Поймав автора на "досадных мелочах" (хотя, когда речь идет о биографии великого художника, мелочей не бывает, и в этом мы абсолютно согласны с нашим уважаемым читателем), Александр Григорьевич ставит под сомнение и более существенные факты. Как могло наше партийное руководство посылать официальные делегации к отщепенцу, пусть и знаменитому, которого лишили партбилета? Откуда в крохотном Антибе взялись студии (во множественном числе) учеников Пикассо. Как знаменитую "Гернику" хотели показать в Европе, когда в это время она находилась в Нью-Йорке? Но самое главное: Пикассо из компартии не выходил. Вот тут начинаются встречные размышления...
Вообще-то мой коллега и товарищ Михаил Михайлович Ильинский - видный журналист-международник, 40 лет проработавший собкором "Известий" сначала во Вьетнаме, Камбодже и Лаосе (в годы войны там), потом во Франции и Италии, человек эрудированный, автор десятка (а то и больше) книг, посвященных политикам и деятелям культуры тех стран, где он работал. Это, разумеется, не дает ему права на ошибки, но и право ответа на критику за ним остается. Вот его комментарий:
- Я благодарен автору письма за конструктивную критику (конечно, спешка при подготовке материала - не оправдание ошибок). Но кое-что хочу пояснить. В 1962 году 22-летним выпускником МГИМО я был включен переводчиком в советскую делегацию на международном кинофестивале в Канне и присутствовал практически на всех встречах членов нашей делегации с Пабло Пикассо. Тогда я и познакомился с великим художником. За всю репортажную фактуру в своей заметке ручаюсь, включая крохотные мастерские подмастерий маэстро, которые я, может, неосторожно назвал студиями. "Герники" действительно не было в Европе, но шли переговоры, чтобы заполучить ее на выставку. Что касается выхода Пикассо из партии, своими глазами читал сообщение об этом в одной из итальянских газет. Может, это было газетное преувеличение, которое следовало проверить...

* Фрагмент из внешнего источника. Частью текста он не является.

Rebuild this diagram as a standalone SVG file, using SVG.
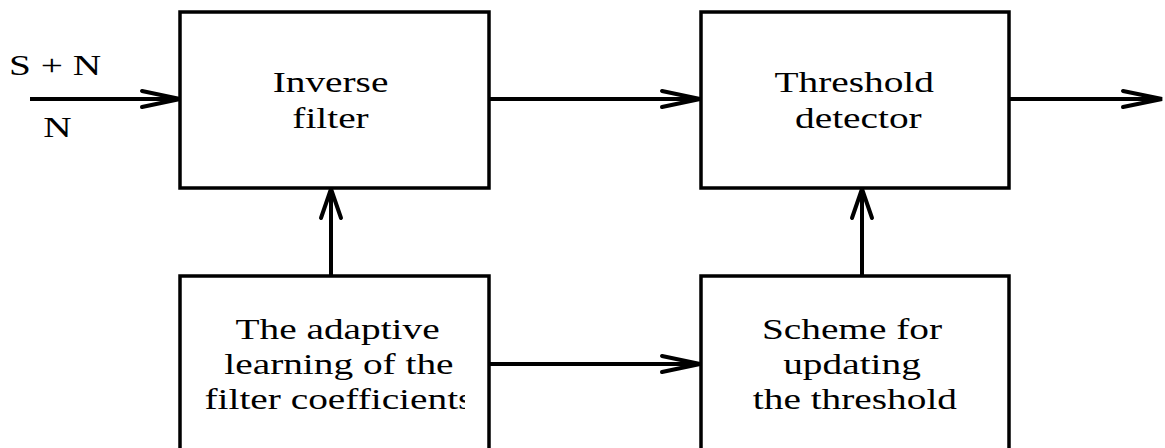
<svg xmlns="http://www.w3.org/2000/svg" width="1165" height="448" viewBox="0 0 1165 448">
  <style>
    .box { fill: #fff; stroke: #000; stroke-width: 3.5; }
    .ln { fill: none; stroke: #000; stroke-width: 4; }
    .hd { fill: none; stroke: #000; stroke-width: 4; stroke-linecap: round; stroke-linejoin: miter; }
    .t { font-family: "Liberation Serif", "Times New Roman", serif; font-size: 28.5px; fill: #000; text-anchor: middle; }
  </style>
  <defs>
    <clipPath id="clipCoef"><rect x="0" y="380" width="465" height="40"/></clipPath>
  </defs>
  <rect width="1165" height="448" fill="#fff"/>
  <g id="connectors">
    <line class="ln" x1="30" y1="99" x2="180" y2="99"/>
    <path class="hd" d="M142,91 L180,99 L142,107"/>
    <line class="ln" x1="489" y1="99" x2="701" y2="99"/>
    <path class="hd" d="M662,91 L700,99 L662,107"/>
    <line class="ln" x1="1009" y1="99" x2="1162" y2="99"/>
    <path class="hd" d="M1123,91 L1162,99 L1123,107"/>
    <line class="ln" x1="489" y1="364" x2="701" y2="364"/>
    <path class="hd" d="M662,356 L700,364 L662,372"/>
    <line class="ln" x1="331" y1="276" x2="331" y2="188"/>
    <path class="hd" d="M321,218 L331,189 L341,218"/>
    <line class="ln" x1="862" y1="276" x2="862" y2="188"/>
    <path class="hd" d="M852,218 L862,189 L872,218"/>
  </g>
  <g id="input-labels">
    <g transform="scale(1.38 1)">
      <text class="t" x="39.9" y="75">S + N</text>
      <text class="t" x="41.7" y="137">N</text>
    </g>
  </g>
  <g id="inverse-filter">
    <rect class="box" x="180" y="12" width="309" height="176"/>
    <g transform="scale(1.38 1)">
      <text class="t" x="239.5" y="92">Inverse</text>
      <text class="t" x="239.5" y="128">filter</text>
    </g>
  </g>
  <g id="threshold-detector">
    <rect class="box" x="701" y="12" width="308" height="176"/>
    <g transform="scale(1.38 1)">
      <text class="t" x="619" y="92">Threshold</text>
      <text class="t" x="622" y="128">detector</text>
    </g>
  </g>
  <g id="adaptive-learning">
    <rect class="box" x="180" y="276" width="309" height="190"/>
    <g transform="scale(1.38 1)">
      <text class="t" x="244.6" y="339">The adaptive</text>
      <text class="t" x="245.6" y="374">learning of the</text>
    </g>
    <g clip-path="url(#clipCoef)">
      <g transform="scale(1.38 1)">
        <text class="t" x="245.6" y="409">filter coefficients</text>
      </g>
    </g>
  </g>
  <g id="threshold-update">
    <rect class="box" x="701" y="276" width="308" height="190"/>
    <g transform="scale(1.38 1)">
      <text class="t" x="617.4" y="339">Scheme for</text>
      <text class="t" x="617.4" y="374">updating</text>
      <text class="t" x="619.5" y="409">the threshold</text>
    </g>
  </g>
</svg>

На этот счет ценны факты, которые приводит в своем письме А. Костеневич. Он цитирует коммюнике ФКП по поводу рисунка Пикассо в "Леттр франсэз": "Секретариат Французской компартии категорически осуждает публикацию... портрета великого Сталина, исполненного товарищем Пикассо... благодарит и поздравляет (!) многочисленных товарищей, которые немедленно сообщили ЦК о своем осуждении".
Сам Пикассо, пишет Костеневич, возможно, только пожал плечами и никакого раскаяния в содеянном не выразил. Он сказал: "Я принес цветы на похороны. Мой букет не понравился. В семье такое часто бывает".